▸ Aim
Omit the pictures from the entries below and retype everything else exactly.

▸ Data for processing
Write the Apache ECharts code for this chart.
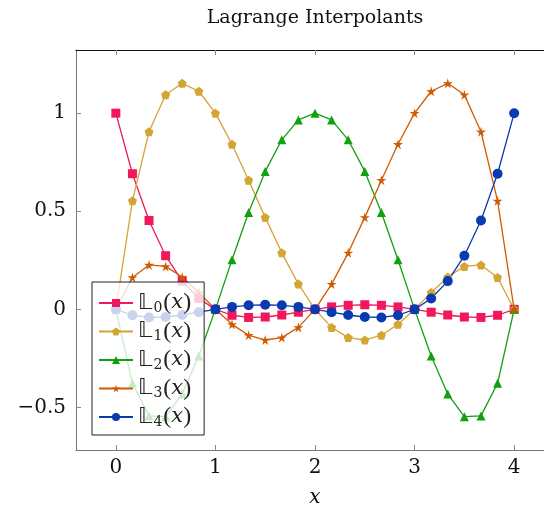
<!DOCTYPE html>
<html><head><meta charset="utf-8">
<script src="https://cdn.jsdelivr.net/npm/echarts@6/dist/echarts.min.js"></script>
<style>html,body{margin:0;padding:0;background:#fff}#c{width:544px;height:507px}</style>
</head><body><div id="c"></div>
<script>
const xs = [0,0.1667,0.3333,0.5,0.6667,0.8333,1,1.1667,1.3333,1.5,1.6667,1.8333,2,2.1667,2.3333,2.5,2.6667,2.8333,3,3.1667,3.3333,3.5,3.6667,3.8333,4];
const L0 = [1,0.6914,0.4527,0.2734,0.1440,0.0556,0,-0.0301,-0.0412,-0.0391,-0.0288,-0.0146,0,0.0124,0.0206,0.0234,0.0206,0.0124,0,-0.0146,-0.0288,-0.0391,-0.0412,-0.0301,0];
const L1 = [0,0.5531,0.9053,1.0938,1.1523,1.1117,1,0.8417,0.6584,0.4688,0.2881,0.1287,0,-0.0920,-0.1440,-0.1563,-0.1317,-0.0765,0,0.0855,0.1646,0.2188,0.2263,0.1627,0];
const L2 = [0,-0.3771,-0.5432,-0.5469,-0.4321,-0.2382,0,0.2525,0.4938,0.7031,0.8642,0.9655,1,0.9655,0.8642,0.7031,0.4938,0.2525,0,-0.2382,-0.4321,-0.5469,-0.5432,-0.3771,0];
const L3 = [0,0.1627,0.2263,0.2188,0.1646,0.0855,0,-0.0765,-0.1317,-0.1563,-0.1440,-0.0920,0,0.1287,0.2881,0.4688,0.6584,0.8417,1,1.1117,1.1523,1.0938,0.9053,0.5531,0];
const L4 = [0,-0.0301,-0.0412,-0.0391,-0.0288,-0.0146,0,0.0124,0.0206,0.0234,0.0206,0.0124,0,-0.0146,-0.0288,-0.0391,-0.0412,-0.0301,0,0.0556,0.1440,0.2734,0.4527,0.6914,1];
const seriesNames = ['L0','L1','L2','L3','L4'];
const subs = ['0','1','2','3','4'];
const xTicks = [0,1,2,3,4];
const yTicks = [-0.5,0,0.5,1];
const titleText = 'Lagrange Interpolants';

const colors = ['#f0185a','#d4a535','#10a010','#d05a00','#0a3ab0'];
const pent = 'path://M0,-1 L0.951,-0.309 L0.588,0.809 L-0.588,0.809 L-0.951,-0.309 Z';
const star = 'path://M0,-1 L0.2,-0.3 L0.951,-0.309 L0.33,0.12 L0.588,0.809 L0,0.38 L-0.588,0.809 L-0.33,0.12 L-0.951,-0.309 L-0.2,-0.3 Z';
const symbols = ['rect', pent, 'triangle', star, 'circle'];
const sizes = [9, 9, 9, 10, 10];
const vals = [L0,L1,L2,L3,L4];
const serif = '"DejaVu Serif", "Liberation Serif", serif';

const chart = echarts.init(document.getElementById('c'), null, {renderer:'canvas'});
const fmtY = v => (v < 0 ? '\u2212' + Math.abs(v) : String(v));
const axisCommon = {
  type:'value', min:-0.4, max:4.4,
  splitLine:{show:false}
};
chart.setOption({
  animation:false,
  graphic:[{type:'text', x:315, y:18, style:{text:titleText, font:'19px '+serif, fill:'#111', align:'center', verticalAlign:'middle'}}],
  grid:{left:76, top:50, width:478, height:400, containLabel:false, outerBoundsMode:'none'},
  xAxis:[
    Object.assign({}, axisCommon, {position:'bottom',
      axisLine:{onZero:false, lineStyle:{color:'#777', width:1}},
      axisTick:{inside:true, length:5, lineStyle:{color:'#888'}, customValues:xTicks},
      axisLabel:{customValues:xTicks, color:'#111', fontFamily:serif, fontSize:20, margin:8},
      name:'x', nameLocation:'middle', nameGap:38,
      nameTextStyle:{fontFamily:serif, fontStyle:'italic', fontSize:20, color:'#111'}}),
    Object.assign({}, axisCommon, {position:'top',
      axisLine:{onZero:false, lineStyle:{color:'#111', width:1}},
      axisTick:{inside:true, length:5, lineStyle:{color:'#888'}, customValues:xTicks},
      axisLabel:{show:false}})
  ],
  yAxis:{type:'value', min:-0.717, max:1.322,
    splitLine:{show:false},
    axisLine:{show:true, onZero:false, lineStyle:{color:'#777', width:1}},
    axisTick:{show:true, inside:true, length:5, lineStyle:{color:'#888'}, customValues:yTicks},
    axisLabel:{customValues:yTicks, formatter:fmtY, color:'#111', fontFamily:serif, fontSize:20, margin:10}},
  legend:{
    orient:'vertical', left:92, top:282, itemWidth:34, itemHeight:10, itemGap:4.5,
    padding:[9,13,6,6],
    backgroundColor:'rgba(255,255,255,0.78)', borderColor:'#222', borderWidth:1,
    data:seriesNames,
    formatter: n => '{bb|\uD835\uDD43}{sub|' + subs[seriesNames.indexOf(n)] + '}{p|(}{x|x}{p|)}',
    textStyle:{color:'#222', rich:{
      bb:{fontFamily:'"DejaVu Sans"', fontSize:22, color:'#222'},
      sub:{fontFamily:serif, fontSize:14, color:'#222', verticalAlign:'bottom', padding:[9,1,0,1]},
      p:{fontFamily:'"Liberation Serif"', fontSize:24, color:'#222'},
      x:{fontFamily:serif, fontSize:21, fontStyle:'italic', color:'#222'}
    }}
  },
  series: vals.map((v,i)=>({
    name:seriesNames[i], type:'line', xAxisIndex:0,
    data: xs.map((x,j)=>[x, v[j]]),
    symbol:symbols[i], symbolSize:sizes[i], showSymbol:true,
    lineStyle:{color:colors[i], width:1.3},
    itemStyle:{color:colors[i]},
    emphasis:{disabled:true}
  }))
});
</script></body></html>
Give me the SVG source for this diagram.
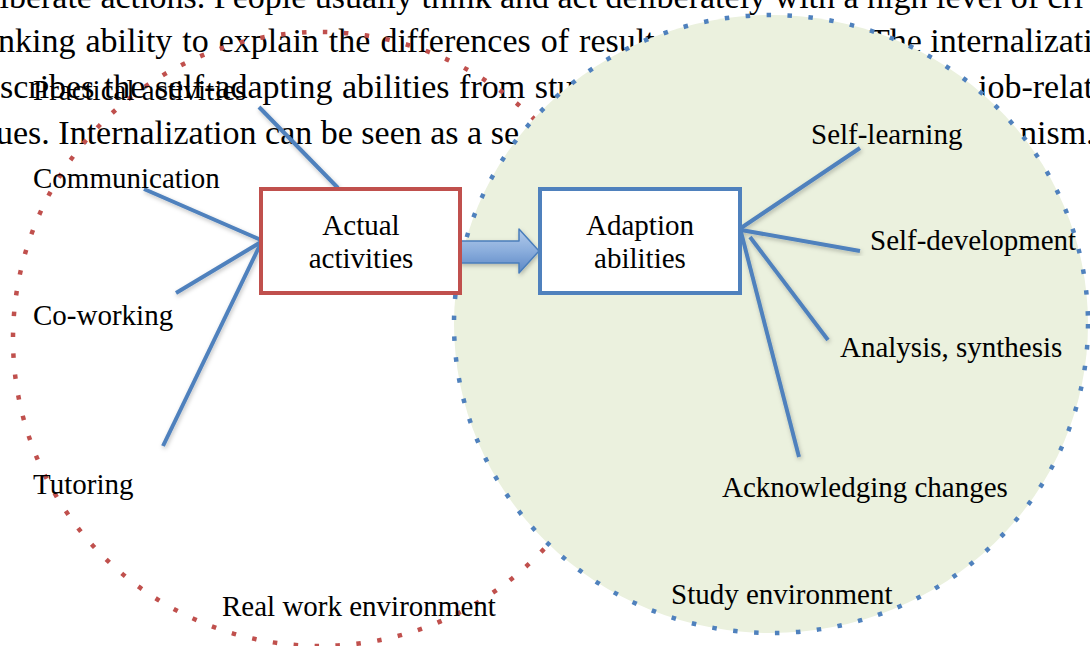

▸ Response to this task
Write the Apache ECharts code for this chart.
<!DOCTYPE html>
<html><head><meta charset="utf-8">
<script src="https://cdn.jsdelivr.net/npm/echarts@6/dist/echarts.min.js"></script>
<style>html,body{margin:0;padding:0;background:#fff}#c{width:544px;height:507px}</style>
</head><body><div id="c"></div>
<script>
const xs = [0,0.1667,0.3333,0.5,0.6667,0.8333,1,1.1667,1.3333,1.5,1.6667,1.8333,2,2.1667,2.3333,2.5,2.6667,2.8333,3,3.1667,3.3333,3.5,3.6667,3.8333,4];
const L0 = [1,0.6914,0.4527,0.2734,0.1440,0.0556,0,-0.0301,-0.0412,-0.0391,-0.0288,-0.0146,0,0.0124,0.0206,0.0234,0.0206,0.0124,0,-0.0146,-0.0288,-0.0391,-0.0412,-0.0301,0];
const L1 = [0,0.5531,0.9053,1.0938,1.1523,1.1117,1,0.8417,0.6584,0.4688,0.2881,0.1287,0,-0.0920,-0.1440,-0.1563,-0.1317,-0.0765,0,0.0855,0.1646,0.2188,0.2263,0.1627,0];
const L2 = [0,-0.3771,-0.5432,-0.5469,-0.4321,-0.2382,0,0.2525,0.4938,0.7031,0.8642,0.9655,1,0.9655,0.8642,0.7031,0.4938,0.2525,0,-0.2382,-0.4321,-0.5469,-0.5432,-0.3771,0];
const L3 = [0,0.1627,0.2263,0.2188,0.1646,0.0855,0,-0.0765,-0.1317,-0.1563,-0.1440,-0.0920,0,0.1287,0.2881,0.4688,0.6584,0.8417,1,1.1117,1.1523,1.0938,0.9053,0.5531,0];
const L4 = [0,-0.0301,-0.0412,-0.0391,-0.0288,-0.0146,0,0.0124,0.0206,0.0234,0.0206,0.0124,0,-0.0146,-0.0288,-0.0391,-0.0412,-0.0301,0,0.0556,0.1440,0.2734,0.4527,0.6914,1];
const seriesNames = ['L0','L1','L2','L3','L4'];
const subs = ['0','1','2','3','4'];
const xTicks = [0,1,2,3,4];
const yTicks = [-0.5,0,0.5,1];
const titleText = 'Lagrange Interpolants';

const colors = ['#f0185a','#d4a535','#10a010','#d05a00','#0a3ab0'];
const pent = 'path://M0,-1 L0.951,-0.309 L0.588,0.809 L-0.588,0.809 L-0.951,-0.309 Z';
const star = 'path://M0,-1 L0.2,-0.3 L0.951,-0.309 L0.33,0.12 L0.588,0.809 L0,0.38 L-0.588,0.809 L-0.33,0.12 L-0.951,-0.309 L-0.2,-0.3 Z';
const symbols = ['rect', pent, 'triangle', star, 'circle'];
const sizes = [9, 9, 9, 10, 10];
const vals = [L0,L1,L2,L3,L4];
const serif = '"DejaVu Serif", "Liberation Serif", serif';

const chart = echarts.init(document.getElementById('c'), null, {renderer:'canvas'});
const fmtY = v => (v < 0 ? '\u2212' + Math.abs(v) : String(v));
const axisCommon = {
  type:'value', min:-0.4, max:4.4,
  splitLine:{show:false}
};
chart.setOption({
  animation:false,
  graphic:[{type:'text', x:315, y:18, style:{text:titleText, font:'19px '+serif, fill:'#111', align:'center', verticalAlign:'middle'}}],
  grid:{left:76, top:50, width:478, height:400, containLabel:false, outerBoundsMode:'none'},
  xAxis:[
    Object.assign({}, axisCommon, {position:'bottom',
      axisLine:{onZero:false, lineStyle:{color:'#777', width:1}},
      axisTick:{inside:true, length:5, lineStyle:{color:'#888'}, customValues:xTicks},
      axisLabel:{customValues:xTicks, color:'#111', fontFamily:serif, fontSize:20, margin:8},
      name:'x', nameLocation:'middle', nameGap:38,
      nameTextStyle:{fontFamily:serif, fontStyle:'italic', fontSize:20, color:'#111'}}),
    Object.assign({}, axisCommon, {position:'top',
      axisLine:{onZero:false, lineStyle:{color:'#111', width:1}},
      axisTick:{inside:true, length:5, lineStyle:{color:'#888'}, customValues:xTicks},
      axisLabel:{show:false}})
  ],
  yAxis:{type:'value', min:-0.717, max:1.322,
    splitLine:{show:false},
    axisLine:{show:true, onZero:false, lineStyle:{color:'#777', width:1}},
    axisTick:{show:true, inside:true, length:5, lineStyle:{color:'#888'}, customValues:yTicks},
    axisLabel:{customValues:yTicks, formatter:fmtY, color:'#111', fontFamily:serif, fontSize:20, margin:10}},
  legend:{
    orient:'vertical', left:92, top:282, itemWidth:34, itemHeight:10, itemGap:4.5,
    padding:[9,13,6,6],
    backgroundColor:'rgba(255,255,255,0.78)', borderColor:'#222', borderWidth:1,
    data:seriesNames,
    formatter: n => '{bb|\uD835\uDD43}{sub|' + subs[seriesNames.indexOf(n)] + '}{p|(}{x|x}{p|)}',
    textStyle:{color:'#222', rich:{
      bb:{fontFamily:'"DejaVu Sans"', fontSize:22, color:'#222'},
      sub:{fontFamily:serif, fontSize:14, color:'#222', verticalAlign:'bottom', padding:[9,1,0,1]},
      p:{fontFamily:'"Liberation Serif"', fontSize:24, color:'#222'},
      x:{fontFamily:serif, fontSize:21, fontStyle:'italic', color:'#222'}
    }}
  },
  series: vals.map((v,i)=>({
    name:seriesNames[i], type:'line', xAxisIndex:0,
    data: xs.map((x,j)=>[x, v[j]]),
    symbol:symbols[i], symbolSize:sizes[i], showSymbol:true,
    lineStyle:{color:colors[i], width:1.3},
    itemStyle:{color:colors[i]},
    emphasis:{disabled:true}
  }))
});
</script></body></html>
Give me the SVG source for this diagram.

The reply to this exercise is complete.